Orange County's move to become a cloud services shop was a five-phase journey which began in April of 2009 and is still ongoing. The county decided it needed to provide managed services to its agencies while making its IT services more efficient, Manfredo said.
Prior to the start of the journey, the IT department was heavily siloed in terms of its services. Personnel found it difficult to assign responsibility for issues and were reluctant to change, he said.
At the same time, the department had to deal with a 27-percent cut in its budget over two years, he said.
The first phase consisted mainly of a variety of training and planning processes to lay the foundation for delivering IT as a service, including assessments of all personnel in the IT department to learn how to best work with them as the department changed.
Phase two, which started in October of 2009, focused on reorganizing the department's network and platform services, designing the services, and monthly MAP (management action plan) meetings to assess the progress, Manfredo said.
The IT department went through a process of looking at the kind of services its customers required, who could build those services, who would use them, and potential issues before it actually started building its service packages, he said. "This brings a level of efficiency into the build and transformation process that we wouldn't have had before," he said.
NEXT: Moving Forward On Setting Up Its Services
Starting in October 2010, the department moved into phase three, which focused on setting up a marketing brochure to serve as a mini catalog of its services, and a re-implementation of its service desk.
Manfredo said the mini service catalog and the department's new slogan, "Agency Success Is Our Mission," were designed as a way to sell its services to the County's agencies. Part of that mini service catalog included getting some CIOs of different agencies to serve as success stories.
It was during phase three that Manfredo's department had what he called its "Mojo moment."

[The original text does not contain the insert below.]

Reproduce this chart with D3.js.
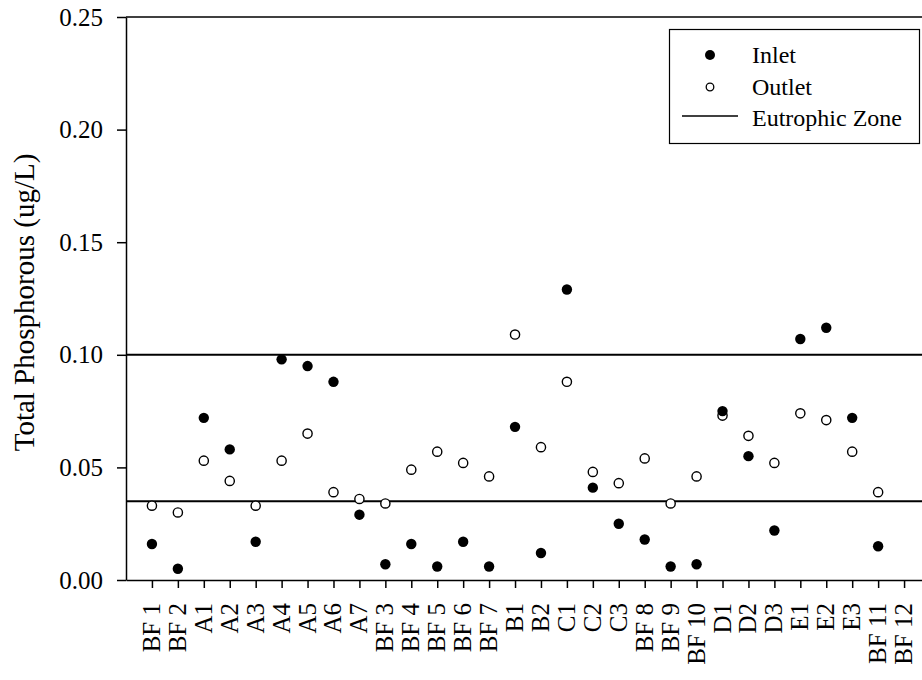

"In November of 2009, we didn't have a single SLA (service level agreement) breach," he said. "That never happened before in 30 years."
In phase four, which started in January, Manfredo's department finalized its Network Operations Center and its full suite of services. This included deploying a suite of BMC services throughout its cloud as a way to standardize its IT as a service offerings quickly, he said.
Phase five, which is currently in play, includes setting up a full services catalog and benchmarking the county's services. Manfredo said he wishes he had set up the services catalog first instead of waiting until the end, as it could have helped in setting rates.
Manfredo said that adopting the cloud to provide IT as a service has led to a 32 percent drop in incidents from his department's customers, and that the number of resolved incidents has grown significantly. SLA exceptions fell by 77 percent between 2009 and 2010, while the average number of days to resolve issues dropped by 75 percent.
"This is impressive stuff," he said.
In fact, it was so impressive that Orange County is ranked among the top 10 percent of government agencies across the country in terms of its ability to provide IT services, Manfredo said. "And we did it while headcount dropped 27 percent," he said.
Asked by an audience member how his department was able to further budget cuts as it increased the efficiency of its operations, Manfredo responded that his department is already at a point where any increases in efficiency would require a change in the SLAs it offers customers.
"If someone tells me they want to cut my budget, I'll say OK, what services do you want me to cut," he said.